It's one thing to know when to buy, it's another to know when to sell. In hindsight buying at 1.00 made sense with gwern's logic,(I don't think I had even heard about bitcoin let alone gwern's argument at the time) but what happens when it rises to 100.00? In that case, the same logic would tell you to sell, in which case if you had invested 100.00 you'd have made 10,000.00, hardly a life-changing sum. To have made it to 100,000.00 you'd have had to sit and watch as that not inconsiderable sum bounces around the hundreds range, driven by people whose only explanation is "it's going up" while not making hardly any headway in its intended purpose of being an actual currency used for legal transactions. The one person I know who mined it early on did exactly this, he sold it at around the 50.00 point and said it was a bubble when it was in the hundreds range. I still think he's right, it was and is a bubble; I don't see the value in something which has no actual value.

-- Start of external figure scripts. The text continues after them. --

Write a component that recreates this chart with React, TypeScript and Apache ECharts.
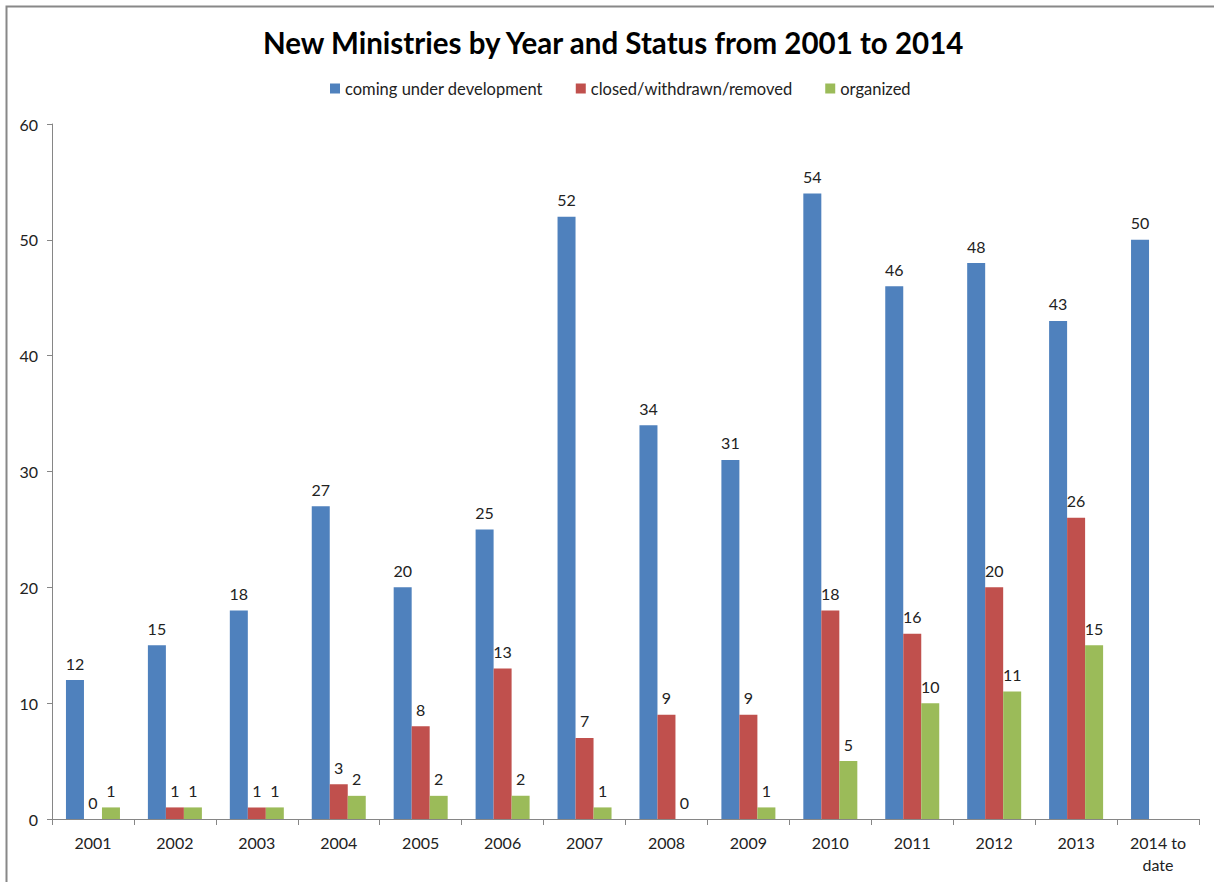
import React, { useEffect, useRef } from "react";
import * as echarts from "echarts";

const categories = ["2001", "2002", "2003", "2004", "2005", "2006", "2007", "2008", "2009", "2010", "2011", "2012", "2013", "2014 to\ndate"];
const coming = [12, 15, 18, 27, 20, 25, 52, 34, 31, 54, 46, 48, 43, 50];
const closed = [0, 1, 1, 3, 8, 13, 7, 9, 9, 18, 16, 20, 26, null];
const organized = [1, 1, 1, 2, 2, 2, 1, 0, 1, 5, 10, 11, 15, null];
const seriesNames = ["coming under development", "closed/withdrawn/removed", "organized"];
const colors = ["#4F81BD", "#C0504D", "#9BBB59"];
const yTicks = { min: 0, max: 60, interval: 10 };

const FONT = "Lato, 'Open Sans', sans-serif";

export default function App() {
  const ref = useRef<HTMLDivElement>(null);
  useEffect(() => {
    const chart = echarts.init(ref.current!, null, { renderer: "svg" });
    const mk = (name: string, data: (number | null)[], color: string) => ({
      name,
      type: "bar",
      data,
      barWidth: 18,
      barGap: "0%",
      itemStyle: { color },
      label: {
        show: true,
        position: "top",
        distance: 9,
        color: "#222",
        fontSize: 16,
        fontFamily: FONT,
      },
    });
    chart.setOption({
      animation: false,
      backgroundColor: "#fff",
      title: {
        text: "New Ministries by Year and Status from 2001 to 2014",
        left: 258,
        top: 22,
        textStyle: { fontSize: 29.5, fontWeight: "bold", color: "#000", fontFamily: FONT },
      },
      legend: {
        top: 75,
        left: 325,
        itemWidth: 10,
        itemHeight: 10,
        itemGap: 33,
        icon: "rect",
        textStyle: { fontSize: 16.5, color: "#222", fontFamily: FONT },
        data: seriesNames,
      },
      graphic: [
        {
          type: "rect",
          shape: { x: 6.5, y: 6.5, width: 1300, height: 1000 },
          style: { fill: "none", stroke: "#888", lineWidth: 2 },
          silent: true,
        },
      ],
      grid: { left: 52, right: 15, top: 124, bottom: 63, containLabel: false },
      xAxis: {
        type: "category",
        data: categories,
        axisLine: { lineStyle: { color: "#868686" } },
        axisTick: { show: true, length: 6, alignWithLabel: false, lineStyle: { color: "#868686" } },
        axisLabel: { color: "#222", fontSize: 16, fontFamily: FONT, margin: 12, lineHeight: 22, interval: 0 },
      },
      yAxis: {
        type: "value",
        min: yTicks.min,
        max: yTicks.max,
        interval: yTicks.interval,
        splitLine: { show: false },
        axisLine: { show: true, lineStyle: { color: "#868686" } },
        axisTick: { show: true, length: 5, lineStyle: { color: "#868686" } },
        axisLabel: { color: "#222", fontSize: 16, fontFamily: FONT, margin: 14 },
      },
      series: [
        mk(seriesNames[0], coming, colors[0]),
        mk(seriesNames[1], closed, colors[1]),
        mk(seriesNames[2], organized, colors[2]),
      ],
    });
    return () => chart.dispose();
  }, []);
  return (
    <div
      ref={ref}
      style={{ position: "absolute", left: 0, top: 0, width: 1214, height: 882 }}
    />
  );
}
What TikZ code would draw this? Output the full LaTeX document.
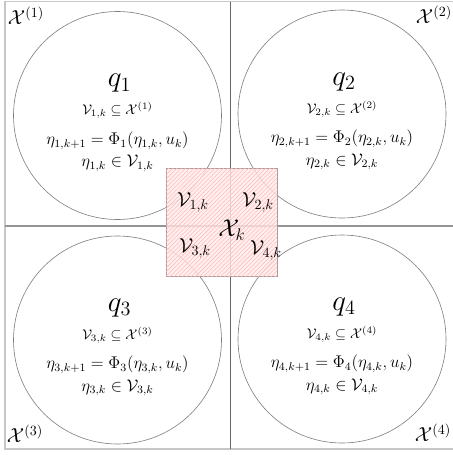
\documentclass[tikz,border=0pt]{standalone}
\usepackage{amsmath,amssymb}
\usetikzlibrary{patterns}
\begin{document}
\begin{tikzpicture}[x=0.025cm, y=-0.025cm,
    frame/.style={draw=black!22, line width=1.3pt},
    divider/.style={draw=black!60, line width=0.7pt},
    mode/.style={draw=black!50, line width=0.45pt},
    overlap/.style={draw=red!25!black!40, line width=0.6pt, fill=red!8, fill opacity=0.8,
        postaction={pattern=north east lines, pattern color=red!26}},
    qlabel/.style={font=\huge, inner sep=0pt},
    eq/.style={font=\large, inner sep=0pt},
    setlabel/.style={font=\Large, inner sep=0pt}]
    \useasboundingbox (0,0) rectangle (453,455);
    \clip (0,0) rectangle (453,455);

    % state space split in four regions
    \draw[frame] (5,1.5) rectangle (458,449);
    \draw[divider] (230,1.5) -- (230,449);
    \draw[divider, draw=black!42, line width=1.1pt] (5,226) -- (458,226);

    % one mode per region
    \foreach \i/\cx/\cy in {1/117.5/115.5, 2/342/114, 3/117.5/340, 4/342/339}{
        \draw[mode] (\cx,\cy) circle (104);
        \node[qlabel] (q\i) at (\cx+2,\cy-32) {$q_\i$};
        \node[eq, font=\normalsize] (sub\i) at (\cx,\cy-5) {$\mathcal{V}_{\i,k}\subseteq\mathcal{X}^{(\i)}$};
        \node[eq] (dyn\i) at (\cx,\cy+25) {$\eta_{\i,k+1}=\Phi_\i(\eta_{\i,k},u_k)$};
        \node[eq] (mem\i) at (\cx,\cy+48) {$\eta_{\i,k}\in\mathcal{V}_{\i,k}$};
    }

    % corner labels
    \node[setlabel] (X1) at (26,16) {$\mathcal{X}^{(1)}$};
    \node[setlabel] (X2) at (434,15) {$\mathcal{X}^{(2)}$};
    \node[setlabel] (X3) at (25,434) {$\mathcal{X}^{(3)}$};
    \node[setlabel] (X4) at (433,433) {$\mathcal{X}^{(4)}$};

    % shared region
    \draw[overlap] (166,168) rectangle (277,276);
    \node[setlabel] (V1) at (193,202) {$\mathcal{V}_{1,k}$};
    \node[setlabel] (V2) at (258,202) {$\mathcal{V}_{2,k}$};
    \node[setlabel, font=\LARGE] (Xk) at (232,230) {$\mathcal{X}_k$};
    \node[setlabel] (V3) at (195,248) {$\mathcal{V}_{3,k}$};
    \node[setlabel] (V4) at (266,250) {$\mathcal{V}_{4,k}$};
\end{tikzpicture}
\end{document}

About the rationalists winning, we already 'win' in a lot of ways. We on average have higher incomes, better-managed finances, better health, fewer substance abuse problems, ect, than the average person. But little of that is due to rationalism per-se, as these "rational" behaviors are incorporated into the general suite of lifestyle advice given to the average "normie:" don't get in debt, don't major in that in college, ect. You probably followed them before you ever heard of rationalism. There are a few ways however that the common ideology of the upper-middle class people diverges from rational behavior, and which rationalists would gain an advantage:

1. On infertility. Don't get me wrong, few communities are as sterile as this one, but IF rationalists decide to get married and IF they decide to have kids, I would think they would be more aware of the fact that fertility takes a nosedive around age 37, relative to a non-rationalist of similar income level.

2. On marriage. Rationalists are heavily single, some of that owes to the general sperg-demographic, but I would bet that a lot of them remain unmarried due to a more accurate understanding of the family court system and the divorce industry.

3. On raising children. If they have them, rationalists will be more likely to understand the dominant role of genetics in shaping their children's upbringing, and will thus be spared a lot of expense and heartache caused by people's belief that they can buy IQ points for their child.

In all these cases, it's not anything that allows one to get rich quick, rather, it's the avoidance of a potentially very bad outcome. And that's all you should expect with the fact that the stock market is already rational ... and the corporate ladder largely isn't.(So our skills are of limited relevance there.)